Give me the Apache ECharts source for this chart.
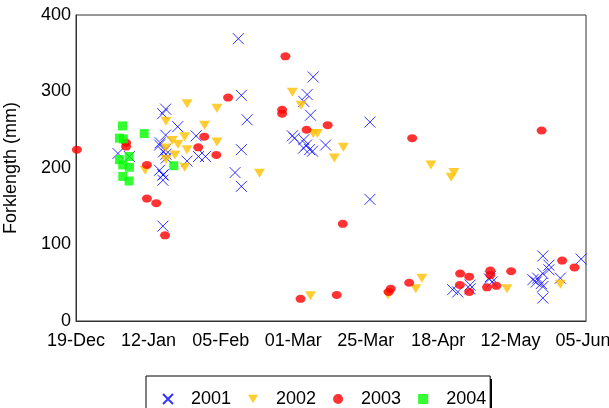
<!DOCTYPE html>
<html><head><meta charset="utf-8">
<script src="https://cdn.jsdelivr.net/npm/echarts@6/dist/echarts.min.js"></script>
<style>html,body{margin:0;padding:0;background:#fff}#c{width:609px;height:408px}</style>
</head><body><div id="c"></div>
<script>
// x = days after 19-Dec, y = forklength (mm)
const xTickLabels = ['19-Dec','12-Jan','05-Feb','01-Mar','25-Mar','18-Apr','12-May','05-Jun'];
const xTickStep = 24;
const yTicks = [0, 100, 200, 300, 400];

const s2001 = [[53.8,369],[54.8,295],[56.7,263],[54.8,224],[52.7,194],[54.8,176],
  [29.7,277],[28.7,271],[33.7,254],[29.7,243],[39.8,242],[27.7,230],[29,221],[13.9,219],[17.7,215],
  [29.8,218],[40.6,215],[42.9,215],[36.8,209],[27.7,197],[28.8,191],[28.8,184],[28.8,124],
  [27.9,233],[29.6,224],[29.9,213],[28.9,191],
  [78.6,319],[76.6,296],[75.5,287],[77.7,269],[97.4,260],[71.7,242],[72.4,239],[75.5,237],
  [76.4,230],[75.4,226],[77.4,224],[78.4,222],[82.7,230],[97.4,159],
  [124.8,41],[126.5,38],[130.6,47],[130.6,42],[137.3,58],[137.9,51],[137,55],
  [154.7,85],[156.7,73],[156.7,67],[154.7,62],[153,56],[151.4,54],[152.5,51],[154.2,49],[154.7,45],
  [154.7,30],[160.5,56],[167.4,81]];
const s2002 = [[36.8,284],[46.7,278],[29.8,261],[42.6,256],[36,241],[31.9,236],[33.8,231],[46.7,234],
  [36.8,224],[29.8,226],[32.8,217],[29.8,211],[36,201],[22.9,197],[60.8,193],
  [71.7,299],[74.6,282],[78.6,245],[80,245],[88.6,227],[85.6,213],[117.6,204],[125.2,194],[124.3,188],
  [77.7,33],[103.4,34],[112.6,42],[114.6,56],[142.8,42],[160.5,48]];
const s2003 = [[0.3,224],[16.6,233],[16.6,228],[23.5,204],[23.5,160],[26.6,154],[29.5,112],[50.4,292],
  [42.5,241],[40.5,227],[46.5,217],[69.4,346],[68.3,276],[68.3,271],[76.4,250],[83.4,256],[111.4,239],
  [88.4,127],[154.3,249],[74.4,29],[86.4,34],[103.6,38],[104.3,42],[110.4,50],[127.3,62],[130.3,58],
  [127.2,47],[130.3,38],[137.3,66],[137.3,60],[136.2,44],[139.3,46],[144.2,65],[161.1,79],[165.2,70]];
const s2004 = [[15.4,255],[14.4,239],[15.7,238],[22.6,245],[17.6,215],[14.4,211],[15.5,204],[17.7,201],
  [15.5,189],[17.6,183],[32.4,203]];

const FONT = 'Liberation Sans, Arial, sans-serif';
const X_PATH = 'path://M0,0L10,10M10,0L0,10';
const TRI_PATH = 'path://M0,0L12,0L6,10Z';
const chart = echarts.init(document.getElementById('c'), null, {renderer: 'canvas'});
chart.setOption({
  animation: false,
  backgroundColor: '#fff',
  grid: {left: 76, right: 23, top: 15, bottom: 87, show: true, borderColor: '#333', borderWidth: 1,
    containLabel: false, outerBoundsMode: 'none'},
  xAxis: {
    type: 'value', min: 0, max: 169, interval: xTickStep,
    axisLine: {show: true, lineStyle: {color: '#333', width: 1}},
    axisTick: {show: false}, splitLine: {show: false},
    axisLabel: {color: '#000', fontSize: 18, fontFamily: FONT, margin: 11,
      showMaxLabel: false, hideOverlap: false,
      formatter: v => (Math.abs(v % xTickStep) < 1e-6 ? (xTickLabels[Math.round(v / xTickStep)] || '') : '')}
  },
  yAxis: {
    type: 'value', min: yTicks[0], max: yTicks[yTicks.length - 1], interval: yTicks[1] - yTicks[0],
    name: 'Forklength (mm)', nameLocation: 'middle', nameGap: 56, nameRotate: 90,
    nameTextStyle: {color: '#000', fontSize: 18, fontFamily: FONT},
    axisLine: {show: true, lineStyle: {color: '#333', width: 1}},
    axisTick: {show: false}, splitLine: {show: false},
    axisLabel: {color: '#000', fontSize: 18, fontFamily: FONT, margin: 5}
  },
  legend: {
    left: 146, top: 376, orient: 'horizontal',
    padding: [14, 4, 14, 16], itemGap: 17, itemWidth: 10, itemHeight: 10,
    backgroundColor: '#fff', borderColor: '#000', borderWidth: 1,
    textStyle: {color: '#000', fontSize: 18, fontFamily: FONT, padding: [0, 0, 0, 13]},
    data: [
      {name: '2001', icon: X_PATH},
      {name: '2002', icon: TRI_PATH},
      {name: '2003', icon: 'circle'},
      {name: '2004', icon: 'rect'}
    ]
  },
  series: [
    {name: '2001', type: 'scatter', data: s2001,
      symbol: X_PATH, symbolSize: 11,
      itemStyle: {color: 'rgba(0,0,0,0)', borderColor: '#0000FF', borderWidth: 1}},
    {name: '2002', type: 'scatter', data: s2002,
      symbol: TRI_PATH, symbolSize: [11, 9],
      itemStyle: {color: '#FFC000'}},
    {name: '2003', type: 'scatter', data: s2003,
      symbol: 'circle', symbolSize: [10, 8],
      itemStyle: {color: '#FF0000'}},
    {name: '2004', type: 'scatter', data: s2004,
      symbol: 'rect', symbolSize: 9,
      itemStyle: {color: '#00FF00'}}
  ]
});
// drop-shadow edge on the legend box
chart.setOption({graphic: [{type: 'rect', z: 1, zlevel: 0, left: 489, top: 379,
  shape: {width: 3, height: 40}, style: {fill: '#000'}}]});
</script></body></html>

================

- **STATED EXERCISE**:
Would you reproduce the lines above, from the very first through the line containing "[15.5,189],[17.6,183],[32.4,203]];", exactly and without the pictures?

- **THE OUTPUT**:
Give me the Apache ECharts source for this chart.
<!DOCTYPE html>
<html><head><meta charset="utf-8">
<script src="https://cdn.jsdelivr.net/npm/echarts@6/dist/echarts.min.js"></script>
<style>html,body{margin:0;padding:0;background:#fff}#c{width:609px;height:408px}</style>
</head><body><div id="c"></div>
<script>
// x = days after 19-Dec, y = forklength (mm)
const xTickLabels = ['19-Dec','12-Jan','05-Feb','01-Mar','25-Mar','18-Apr','12-May','05-Jun'];
const xTickStep = 24;
const yTicks = [0, 100, 200, 300, 400];

const s2001 = [[53.8,369],[54.8,295],[56.7,263],[54.8,224],[52.7,194],[54.8,176],
  [29.7,277],[28.7,271],[33.7,254],[29.7,243],[39.8,242],[27.7,230],[29,221],[13.9,219],[17.7,215],
  [29.8,218],[40.6,215],[42.9,215],[36.8,209],[27.7,197],[28.8,191],[28.8,184],[28.8,124],
  [27.9,233],[29.6,224],[29.9,213],[28.9,191],
  [78.6,319],[76.6,296],[75.5,287],[77.7,269],[97.4,260],[71.7,242],[72.4,239],[75.5,237],
  [76.4,230],[75.4,226],[77.4,224],[78.4,222],[82.7,230],[97.4,159],
  [124.8,41],[126.5,38],[130.6,47],[130.6,42],[137.3,58],[137.9,51],[137,55],
  [154.7,85],[156.7,73],[156.7,67],[154.7,62],[153,56],[151.4,54],[152.5,51],[154.2,49],[154.7,45],
  [154.7,30],[160.5,56],[167.4,81]];
const s2002 = [[36.8,284],[46.7,278],[29.8,261],[42.6,256],[36,241],[31.9,236],[33.8,231],[46.7,234],
  [36.8,224],[29.8,226],[32.8,217],[29.8,211],[36,201],[22.9,197],[60.8,193],
  [71.7,299],[74.6,282],[78.6,245],[80,245],[88.6,227],[85.6,213],[117.6,204],[125.2,194],[124.3,188],
  [77.7,33],[103.4,34],[112.6,42],[114.6,56],[142.8,42],[160.5,48]];
const s2003 = [[0.3,224],[16.6,233],[16.6,228],[23.5,204],[23.5,160],[26.6,154],[29.5,112],[50.4,292],
  [42.5,241],[40.5,227],[46.5,217],[69.4,346],[68.3,276],[68.3,271],[76.4,250],[83.4,256],[111.4,239],
  [88.4,127],[154.3,249],[74.4,29],[86.4,34],[103.6,38],[104.3,42],[110.4,50],[127.3,62],[130.3,58],
  [127.2,47],[130.3,38],[137.3,66],[137.3,60],[136.2,44],[139.3,46],[144.2,65],[161.1,79],[165.2,70]];
const s2004 = [[15.4,255],[14.4,239],[15.7,238],[22.6,245],[17.6,215],[14.4,211],[15.5,204],[17.7,201],
  [15.5,189],[17.6,183],[32.4,203]];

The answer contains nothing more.